Interior’s announcement this week did not mention USDA, but suggested this was an initial step with more work ahead. The internal consolidation would streamline operations that had been siloed across its separate organizations, Interior said.
Elizabeth Peace, an Interior spokesperson, said the department “fully complies with all applicable laws and appropriations requirements" and the announcement amounted only to planning and coordination internal to the department without creating any new, independently funded agency. The appropriations language pertains to unification with the Forest Service, she noted, which is not part of this week's announcement—though it did link back to Interior’s press release with USDA announcing their planned unification.
“Interior is well within its authority to evaluate how its internal programs are organized and to take steps to improve coordination, efficiency, and operational effectiveness,” Peace said. “No new funding is being obligated, and no structural changes requiring congressional authorization are being implemented at this stage.”
Brian Fennessy, who has decades of firefighting experience, including in federal government and most recently as chief of the Orange County Fire Authority in California, will serve as the first USWFS chief.
“Wildfire response depends on coordination, clarity and speed,” Fennessy said. “This initial planning effort is about bringing programs together, strengthening cooperation across the department and building a framework that better supports firefighters and the communities they serve.”
In an email to staff, Fennessy said he would be issuing a “blueprint for our phased unification” in the coming weeks and noted the steps within Interior were “only the start of our journey.” He vowed to listen to the workforce, particularly as he encounters hurdles.
“Mistakes may occur along the way, but I assure you that we will address them openly, learn from them, and move forward together,” Fennessy said. “I ask for your patience and willingness to share any blind spots you observe—your insights are essential to our progress.”
He promised to maintain open communication to avoid “rumors and misinformation” and noted front-line personnel often have “the clearest understanding of what works, what doesn’t and what solutions may exist.”
In his order this week formally establishing the Wildland Fire Service, Interior Secretary Doug Burgum said the department manages 500 million acres and 4,000 permanent employees as part of its wildfire management mission.

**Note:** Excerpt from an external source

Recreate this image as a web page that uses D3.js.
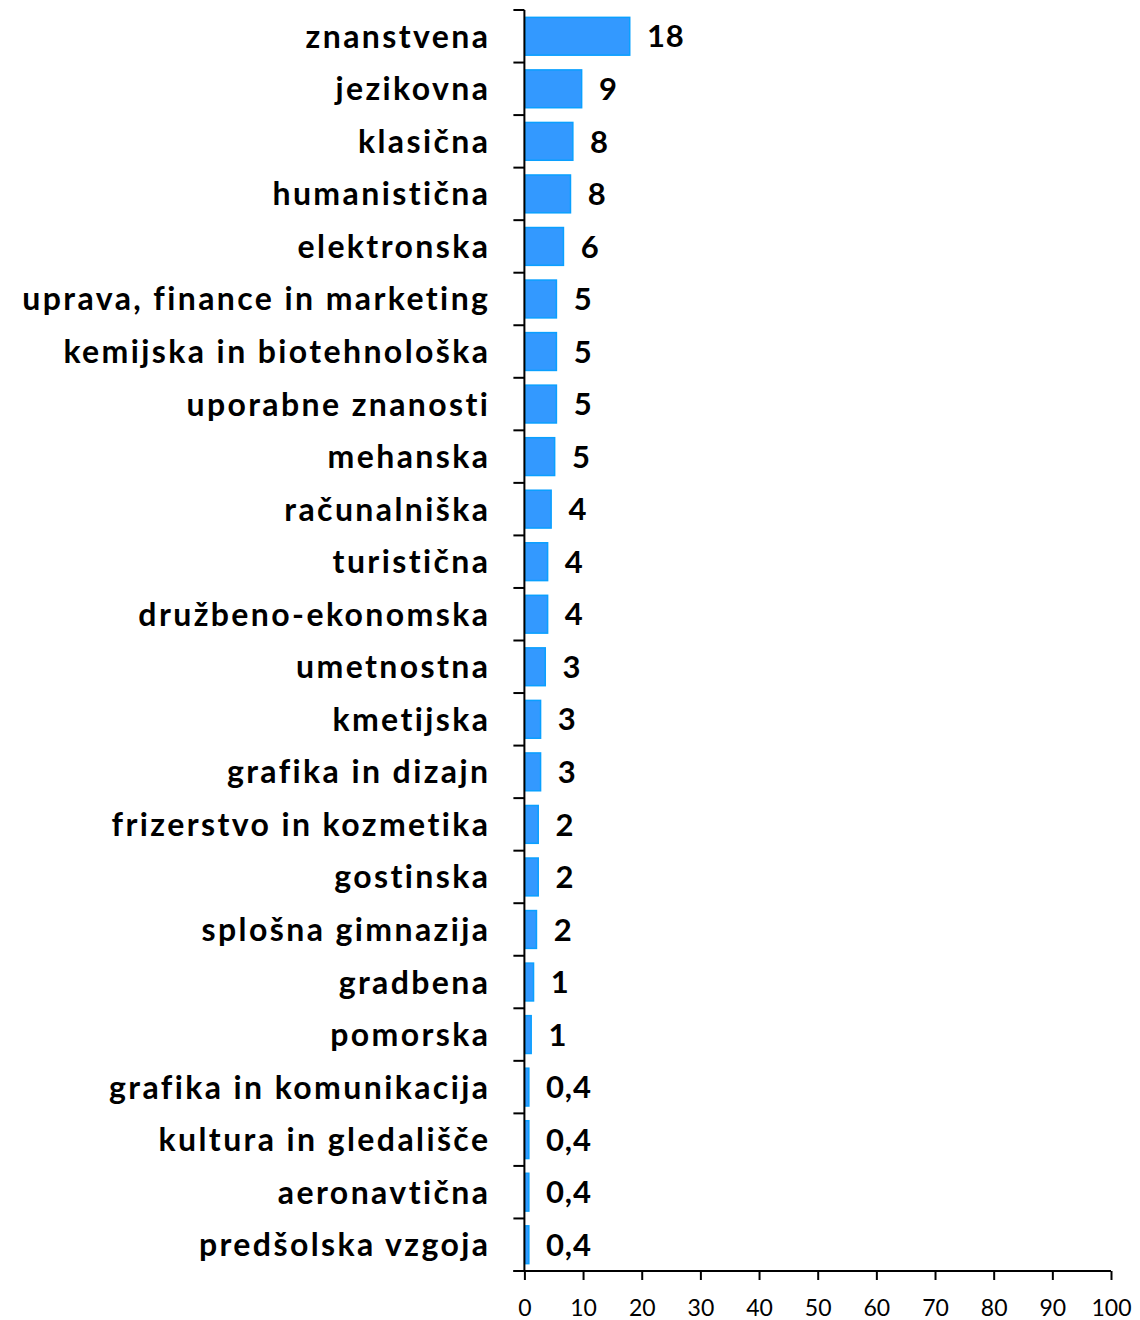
<!DOCTYPE html>
<html><head><meta charset="utf-8">
<script src="https://cdn.jsdelivr.net/npm/d3@7"></script>
<style>body{margin:0;background:#fff}</style>
</head><body>
<svg id="c" width="1140" height="1320"></svg>
<script>
const categories = ["znanstvena","jezikovna","klasična","humanistična","elektronska","uprava, finance in marketing","kemijska in biotehnološka","uporabne znanosti","mehanska","računalniška","turistična","družbeno-ekonomska","umetnostna","kmetijska","grafika in dizajn","frizerstvo in kozmetika","gostinska","splošna gimnazija","gradbena","pomorska","grafika in komunikacija","kultura in gledališče","aeronavtična","predšolska vzgoja"];
const values = [18.0,9.8,8.3,7.9,6.7,5.5,5.5,5.5,5.2,4.6,4.0,4.0,3.6,2.8,2.8,2.4,2.4,2.1,1.6,1.2,0.8,0.8,0.8,0.8];
const valueLabels = ["18","9","8","8","6","5","5","5","5","4","4","4","3","3","3","2","2","2","1","1","0,4","0,4","0,4","0,4"];
const xTicks = [0,10,20,30,40,50,60,70,80,90,100];

const svg = d3.select("#c");
const m = {left:524.4, right:1111, top:10, bottom:1271};
const x = d3.scaleLinear().domain([0,100]).range([m.left, m.right]);
const y = d3.scaleBand().domain(categories).range([m.top, m.bottom]).paddingInner(0.28).paddingOuter(0.14);
const yb = d3.scaleBand().domain(categories).range([m.top, m.bottom]);
const FONT = "Lato, 'Open Sans', sans-serif";

// bars
svg.append("g").selectAll("rect").data(categories).join("rect")
  .attr("x", x(0)+0.75)
  .attr("y", d=>y(d))
  .attr("width", (d,i)=>Math.max(0, x(values[i])-x(0)-1))
  .attr("height", y.bandwidth())
  .attr("fill","#3399ff").attr("stroke","#0aa0ff").attr("stroke-width",1.5);

// value labels
svg.append("g").selectAll("text").data(categories).join("text")
  .attr("x",(d,i)=>x(values[i])+17)
  .attr("y",d=>y(d)+y.bandwidth()/2)
  .attr("dy","0.36em")
  .attr("font-family",FONT).attr("font-weight","bold")
  .attr("font-size",31).attr("letter-spacing","0.8px").attr("fill","#000")
  .text((d,i)=>valueLabels[i]);

// y axis
const gy = svg.append("g").attr("transform",`translate(${m.left},0)`);
gy.append("line").attr("x1",0).attr("x2",0).attr("y1",m.top).attr("y2",m.bottom).attr("stroke","#000").attr("stroke-width",2);
const bounds = categories.map(d=>yb(d)).concat([m.bottom]);
gy.selectAll("line.t").data(bounds).join("line").attr("class","t")
  .attr("x1",-11).attr("x2",0).attr("y1",d=>d).attr("y2",d=>d).attr("stroke","#000").attr("stroke-width",2);
gy.selectAll("text").data(categories).join("text")
  .attr("x",-34).attr("y",d=>yb(d)+yb.bandwidth()/2).attr("dy","0.36em")
  .attr("text-anchor","end")
  .attr("font-family",FONT).attr("font-weight","bold")
  .attr("font-size",32).attr("fill","#000").attr("letter-spacing","2.4px")
  .text(d=>d);

// x axis
const gx = svg.append("g").attr("transform",`translate(0,${m.bottom})`)
  .call(d3.axisBottom(x).tickValues(xTicks).tickSize(9).tickPadding(20).tickSizeOuter(0));
gx.select(".domain").attr("stroke","#000").attr("stroke-width",2).attr("d",`M${m.left-11},0H${m.right}`);
gx.selectAll(".tick line").attr("stroke","#000").attr("stroke-width",2);
gx.selectAll(".tick text").attr("font-family",FONT).attr("font-size",23).attr("fill","#000");
</script>
</body></html>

The change would streamline the chain of command and decision making, simplify budgeting, standardize pay policies, improve interagency coordination, enable more efficient use of resources and uphold the department's responsibilities to tribal governments, he said.
While Interior maintained no new funding was being obligated and no structural changes requiring congressional authorization were part of the announcement, Burgum provided USFWS with programmatic authority, positioned it within the Office of the Secretary and tasked his team with “taking appropriate steps to provide funding for USFWS.” He directed all bureau heads to take all necessary actions to transition their resources and workforces to USFWS, as appropriate.
He added, however, that all current bureau fire directors would maintain all their current authorities and delegations.
"The department will continue to work with Congress and respect congressional direction as this internal planning effort moves forward," said Peace, the Interior spokesperson.
Burgum is also overseeing another consolidation into his office: Interior is in the midst of moving thousands of back-end employee—such as those in human resources, contracting and IT—away from their bureaus and into the Office of the Secretary. In the appropriations bill, lawmakers are set to instruct the department that any shift of more than 10 employees required Interior to go through the formal reprogramming process.